2. Terminal Operations

Terminal operations are operations that produce a non-stream result, such as a collection, a number, or no value at all. Invoking a terminal operation triggers the execution of the stream pipeline. Here are some common terminal operations:

a. collect(Collector<? super T, A, R> collector)

• Purpose: Accumulates elements into a collection (like a List, Set, or Map).
• Example:

    List<String> words = Arrays.asList("hello", "world");
    String concatenated = words.stream()
            .collect(Collectors.joining(", "));

b. forEach(Consumer<? super T> action)

• Purpose: Performs an action for each element in the stream.
• Example:

    List<Integer> numbers = Arrays.asList(1, 2, 3);
    numbers.stream().forEach(System.out::println);

c. reduce(T identity, BinaryOperator<T> accumulator)

• Purpose: Reduces the elements of the stream to a single value using an associative accumulation function.
• Example:

    List<Integer> numbers = Arrays.asList(1, 2, 3, 4);
    int sum = numbers.stream()
            .reduce(0, Integer::sum);

d. count()

• Purpose: Counts the number of elements in the stream.
• Example:

    long count = Stream.of("a", "b", "c").count();

e. anyMatch(Predicate<? super T> predicate)

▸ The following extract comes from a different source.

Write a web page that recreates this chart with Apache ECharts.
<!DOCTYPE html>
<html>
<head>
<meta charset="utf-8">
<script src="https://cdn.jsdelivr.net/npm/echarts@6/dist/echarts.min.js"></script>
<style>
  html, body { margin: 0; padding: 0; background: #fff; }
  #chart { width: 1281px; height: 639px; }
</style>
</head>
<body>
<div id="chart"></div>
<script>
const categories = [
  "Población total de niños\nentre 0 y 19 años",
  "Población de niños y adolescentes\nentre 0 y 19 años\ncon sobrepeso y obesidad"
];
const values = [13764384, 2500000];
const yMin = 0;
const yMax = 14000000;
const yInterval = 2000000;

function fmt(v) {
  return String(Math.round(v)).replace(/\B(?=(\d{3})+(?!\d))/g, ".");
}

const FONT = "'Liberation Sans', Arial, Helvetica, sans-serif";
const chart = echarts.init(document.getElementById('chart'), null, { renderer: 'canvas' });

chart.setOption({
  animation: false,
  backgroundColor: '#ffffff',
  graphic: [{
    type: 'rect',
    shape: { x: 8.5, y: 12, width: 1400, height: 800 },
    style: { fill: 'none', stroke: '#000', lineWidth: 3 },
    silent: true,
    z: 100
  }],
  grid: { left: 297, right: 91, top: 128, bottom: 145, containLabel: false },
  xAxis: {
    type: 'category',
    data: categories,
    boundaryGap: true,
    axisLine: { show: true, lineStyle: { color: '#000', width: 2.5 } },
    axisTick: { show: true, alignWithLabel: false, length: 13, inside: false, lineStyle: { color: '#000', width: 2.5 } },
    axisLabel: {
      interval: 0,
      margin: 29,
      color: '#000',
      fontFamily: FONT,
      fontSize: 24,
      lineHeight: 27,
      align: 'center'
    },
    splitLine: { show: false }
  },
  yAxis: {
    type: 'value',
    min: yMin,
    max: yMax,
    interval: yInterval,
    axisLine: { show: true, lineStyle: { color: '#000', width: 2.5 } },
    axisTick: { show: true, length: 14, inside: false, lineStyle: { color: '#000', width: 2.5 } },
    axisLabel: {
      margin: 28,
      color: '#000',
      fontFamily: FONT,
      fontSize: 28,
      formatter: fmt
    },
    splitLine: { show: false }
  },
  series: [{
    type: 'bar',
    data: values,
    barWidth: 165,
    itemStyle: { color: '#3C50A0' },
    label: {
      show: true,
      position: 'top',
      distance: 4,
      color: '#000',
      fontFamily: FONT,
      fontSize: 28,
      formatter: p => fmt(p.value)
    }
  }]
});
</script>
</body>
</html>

• Purpose: Checks if any elements match the given predicate.
• Example:

    boolean hasEven = Stream.of(1, 2, 3, 4).anyMatch(n -> n % 2 == 0);

f. allMatch(Predicate<? super T> predicate)

• Purpose: Checks if all elements match the given predicate.
• Example:

boolean allEven = Stream.of(2, 4, 6).allMatch(n -> n % 2 == 0);

g. noneMatch(Predicate<? super T> predicate)

• Purpose: Checks if no elements match the given predicate.
• Example:

    boolean noneOdd = Stream.of(2, 4, 6).noneMatch(n -> n % 2 != 0);

3. Combining Operations

You can combine intermediate and terminal operations to create powerful data processing pipelines. For example:

List<String> names = Arrays.asList("Alice", "Bob", "Charlie", "David");
List<String> result = names.stream()
        .filter(name -> name.length() > 3) // Filter names longer than 3 characters
        .map(String::toUpperCase)           // Convert to uppercase
        .sorted()                            // Sort alphabetically
        .collect(Collectors.toList());      // Collect to a list

System.out.println(result); // Output: [ALICE, CHARLIE, DAVID]

Understanding the different stream operations allows you to manipulate collections of data in a clear and concise way. By using these operations effectively, you can write more expressive, maintainable, and efficient Java code.